* **Raw data**
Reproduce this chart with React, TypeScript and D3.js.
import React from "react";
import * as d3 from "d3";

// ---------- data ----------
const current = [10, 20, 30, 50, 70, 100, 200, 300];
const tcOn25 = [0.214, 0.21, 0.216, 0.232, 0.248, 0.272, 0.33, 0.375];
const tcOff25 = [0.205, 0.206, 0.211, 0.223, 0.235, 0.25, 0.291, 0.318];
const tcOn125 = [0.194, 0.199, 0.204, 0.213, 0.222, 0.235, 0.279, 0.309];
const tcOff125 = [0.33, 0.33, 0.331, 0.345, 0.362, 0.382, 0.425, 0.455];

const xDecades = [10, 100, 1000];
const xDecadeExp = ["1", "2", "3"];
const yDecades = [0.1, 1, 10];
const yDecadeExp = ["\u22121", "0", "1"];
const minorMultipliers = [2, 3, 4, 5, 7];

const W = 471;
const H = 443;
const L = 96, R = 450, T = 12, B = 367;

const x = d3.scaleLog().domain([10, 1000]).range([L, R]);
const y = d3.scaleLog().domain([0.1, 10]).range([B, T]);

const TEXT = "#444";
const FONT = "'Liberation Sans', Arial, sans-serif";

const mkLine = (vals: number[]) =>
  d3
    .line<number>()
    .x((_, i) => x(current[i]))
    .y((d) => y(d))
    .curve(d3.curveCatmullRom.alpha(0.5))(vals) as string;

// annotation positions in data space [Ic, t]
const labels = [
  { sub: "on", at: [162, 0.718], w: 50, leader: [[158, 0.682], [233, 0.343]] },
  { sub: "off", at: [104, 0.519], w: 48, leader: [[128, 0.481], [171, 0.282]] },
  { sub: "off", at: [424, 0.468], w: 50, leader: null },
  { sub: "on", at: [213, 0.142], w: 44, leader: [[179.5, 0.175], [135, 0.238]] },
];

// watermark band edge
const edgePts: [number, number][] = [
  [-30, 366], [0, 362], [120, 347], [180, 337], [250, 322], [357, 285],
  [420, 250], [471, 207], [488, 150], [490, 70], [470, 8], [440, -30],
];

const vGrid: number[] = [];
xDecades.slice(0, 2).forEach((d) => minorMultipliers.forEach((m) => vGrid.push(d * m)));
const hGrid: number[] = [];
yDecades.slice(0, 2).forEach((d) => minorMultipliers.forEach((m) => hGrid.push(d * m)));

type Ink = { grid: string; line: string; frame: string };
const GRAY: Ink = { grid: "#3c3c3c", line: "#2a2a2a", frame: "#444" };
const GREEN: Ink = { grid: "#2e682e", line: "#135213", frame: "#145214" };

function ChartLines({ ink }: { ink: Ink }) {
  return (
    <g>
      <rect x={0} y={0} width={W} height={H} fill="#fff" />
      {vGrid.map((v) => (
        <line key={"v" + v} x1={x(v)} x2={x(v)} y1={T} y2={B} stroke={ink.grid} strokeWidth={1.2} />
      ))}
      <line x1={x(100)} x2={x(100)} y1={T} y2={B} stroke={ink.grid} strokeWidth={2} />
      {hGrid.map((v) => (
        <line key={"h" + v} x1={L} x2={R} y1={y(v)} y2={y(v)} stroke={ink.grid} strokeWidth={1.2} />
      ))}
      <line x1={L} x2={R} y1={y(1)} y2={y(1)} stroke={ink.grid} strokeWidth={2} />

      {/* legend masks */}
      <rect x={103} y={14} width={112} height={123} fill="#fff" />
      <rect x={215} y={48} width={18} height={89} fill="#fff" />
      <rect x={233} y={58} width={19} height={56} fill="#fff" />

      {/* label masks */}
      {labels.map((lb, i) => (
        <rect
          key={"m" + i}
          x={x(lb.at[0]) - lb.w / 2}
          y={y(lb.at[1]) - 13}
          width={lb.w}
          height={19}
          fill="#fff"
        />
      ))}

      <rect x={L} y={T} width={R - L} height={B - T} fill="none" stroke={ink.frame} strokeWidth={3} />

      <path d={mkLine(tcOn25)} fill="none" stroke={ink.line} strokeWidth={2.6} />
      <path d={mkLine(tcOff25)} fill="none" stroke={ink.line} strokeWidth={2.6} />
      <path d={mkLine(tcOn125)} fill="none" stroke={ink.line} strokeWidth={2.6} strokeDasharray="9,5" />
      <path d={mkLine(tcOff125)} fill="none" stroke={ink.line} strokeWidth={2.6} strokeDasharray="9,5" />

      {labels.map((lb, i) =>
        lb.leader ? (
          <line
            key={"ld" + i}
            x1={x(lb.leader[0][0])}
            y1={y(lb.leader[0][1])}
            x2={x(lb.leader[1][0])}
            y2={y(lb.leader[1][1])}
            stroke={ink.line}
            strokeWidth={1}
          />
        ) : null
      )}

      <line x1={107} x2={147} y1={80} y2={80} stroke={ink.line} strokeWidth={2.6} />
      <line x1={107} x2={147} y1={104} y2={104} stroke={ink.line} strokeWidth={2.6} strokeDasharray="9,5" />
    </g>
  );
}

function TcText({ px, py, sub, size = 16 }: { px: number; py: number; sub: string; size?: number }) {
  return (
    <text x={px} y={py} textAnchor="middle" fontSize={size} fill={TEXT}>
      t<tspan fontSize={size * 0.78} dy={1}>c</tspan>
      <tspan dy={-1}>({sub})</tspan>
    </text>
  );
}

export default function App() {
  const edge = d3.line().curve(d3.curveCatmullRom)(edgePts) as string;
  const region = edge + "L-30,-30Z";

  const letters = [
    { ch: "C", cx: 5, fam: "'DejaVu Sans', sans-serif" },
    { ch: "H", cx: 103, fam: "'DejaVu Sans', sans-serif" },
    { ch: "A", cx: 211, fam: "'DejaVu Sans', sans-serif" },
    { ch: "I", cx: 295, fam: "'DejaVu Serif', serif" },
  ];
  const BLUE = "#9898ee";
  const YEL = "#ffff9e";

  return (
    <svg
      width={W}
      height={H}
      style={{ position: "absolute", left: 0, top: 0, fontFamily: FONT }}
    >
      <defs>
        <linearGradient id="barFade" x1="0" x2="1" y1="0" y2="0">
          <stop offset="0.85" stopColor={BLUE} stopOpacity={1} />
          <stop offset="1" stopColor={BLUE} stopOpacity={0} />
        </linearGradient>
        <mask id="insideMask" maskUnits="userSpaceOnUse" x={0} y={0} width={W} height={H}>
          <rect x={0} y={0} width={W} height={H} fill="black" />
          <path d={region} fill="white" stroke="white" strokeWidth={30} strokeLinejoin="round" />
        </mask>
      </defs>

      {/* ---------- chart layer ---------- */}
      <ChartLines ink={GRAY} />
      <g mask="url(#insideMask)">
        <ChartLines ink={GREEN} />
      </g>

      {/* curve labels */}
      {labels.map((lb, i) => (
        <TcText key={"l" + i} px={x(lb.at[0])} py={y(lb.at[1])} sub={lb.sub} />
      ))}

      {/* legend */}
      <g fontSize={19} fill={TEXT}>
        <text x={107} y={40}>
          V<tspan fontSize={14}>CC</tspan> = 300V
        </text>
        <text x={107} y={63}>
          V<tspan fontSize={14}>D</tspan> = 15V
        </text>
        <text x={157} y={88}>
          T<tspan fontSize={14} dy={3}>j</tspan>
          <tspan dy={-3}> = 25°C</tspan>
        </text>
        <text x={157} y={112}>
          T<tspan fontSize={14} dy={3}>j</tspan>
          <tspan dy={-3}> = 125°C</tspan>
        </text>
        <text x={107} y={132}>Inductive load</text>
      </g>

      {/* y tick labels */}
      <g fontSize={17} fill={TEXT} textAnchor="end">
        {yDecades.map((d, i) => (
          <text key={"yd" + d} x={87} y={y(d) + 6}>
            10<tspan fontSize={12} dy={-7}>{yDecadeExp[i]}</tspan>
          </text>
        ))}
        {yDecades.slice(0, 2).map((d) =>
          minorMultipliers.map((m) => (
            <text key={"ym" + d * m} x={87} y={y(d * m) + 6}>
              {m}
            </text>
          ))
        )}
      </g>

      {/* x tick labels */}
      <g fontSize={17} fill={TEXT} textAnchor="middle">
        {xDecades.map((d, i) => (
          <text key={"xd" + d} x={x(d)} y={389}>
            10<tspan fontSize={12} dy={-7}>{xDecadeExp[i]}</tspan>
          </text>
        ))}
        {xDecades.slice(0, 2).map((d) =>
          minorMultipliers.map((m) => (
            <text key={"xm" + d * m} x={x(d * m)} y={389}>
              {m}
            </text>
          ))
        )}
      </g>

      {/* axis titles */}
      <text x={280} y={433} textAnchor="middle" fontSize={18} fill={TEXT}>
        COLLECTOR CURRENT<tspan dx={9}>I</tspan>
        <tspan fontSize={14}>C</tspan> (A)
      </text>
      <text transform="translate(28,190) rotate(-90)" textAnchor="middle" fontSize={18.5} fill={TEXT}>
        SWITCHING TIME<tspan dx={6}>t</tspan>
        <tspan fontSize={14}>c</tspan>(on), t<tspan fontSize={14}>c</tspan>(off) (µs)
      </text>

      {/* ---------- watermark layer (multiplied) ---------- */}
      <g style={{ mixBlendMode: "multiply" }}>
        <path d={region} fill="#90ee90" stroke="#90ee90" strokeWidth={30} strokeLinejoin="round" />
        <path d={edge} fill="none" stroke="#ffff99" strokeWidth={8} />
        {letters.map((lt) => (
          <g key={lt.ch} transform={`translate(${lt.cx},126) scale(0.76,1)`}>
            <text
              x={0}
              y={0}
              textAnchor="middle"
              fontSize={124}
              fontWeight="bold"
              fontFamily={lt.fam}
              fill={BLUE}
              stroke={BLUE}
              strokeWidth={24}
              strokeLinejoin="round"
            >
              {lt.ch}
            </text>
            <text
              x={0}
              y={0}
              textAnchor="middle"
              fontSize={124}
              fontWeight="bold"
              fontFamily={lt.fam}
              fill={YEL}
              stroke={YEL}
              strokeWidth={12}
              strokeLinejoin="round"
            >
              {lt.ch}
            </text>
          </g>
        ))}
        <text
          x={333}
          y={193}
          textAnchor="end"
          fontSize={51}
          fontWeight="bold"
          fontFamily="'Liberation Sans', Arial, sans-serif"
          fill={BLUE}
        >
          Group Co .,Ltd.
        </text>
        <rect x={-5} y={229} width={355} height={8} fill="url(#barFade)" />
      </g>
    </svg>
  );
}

* **Exercise aim**
Extract exactly the leading lines of the data, stopping at and including the line with "import * as".

* **Task solution**
Reproduce this chart with React, TypeScript and D3.js.
import React from "react";
import * as d3 from "d3";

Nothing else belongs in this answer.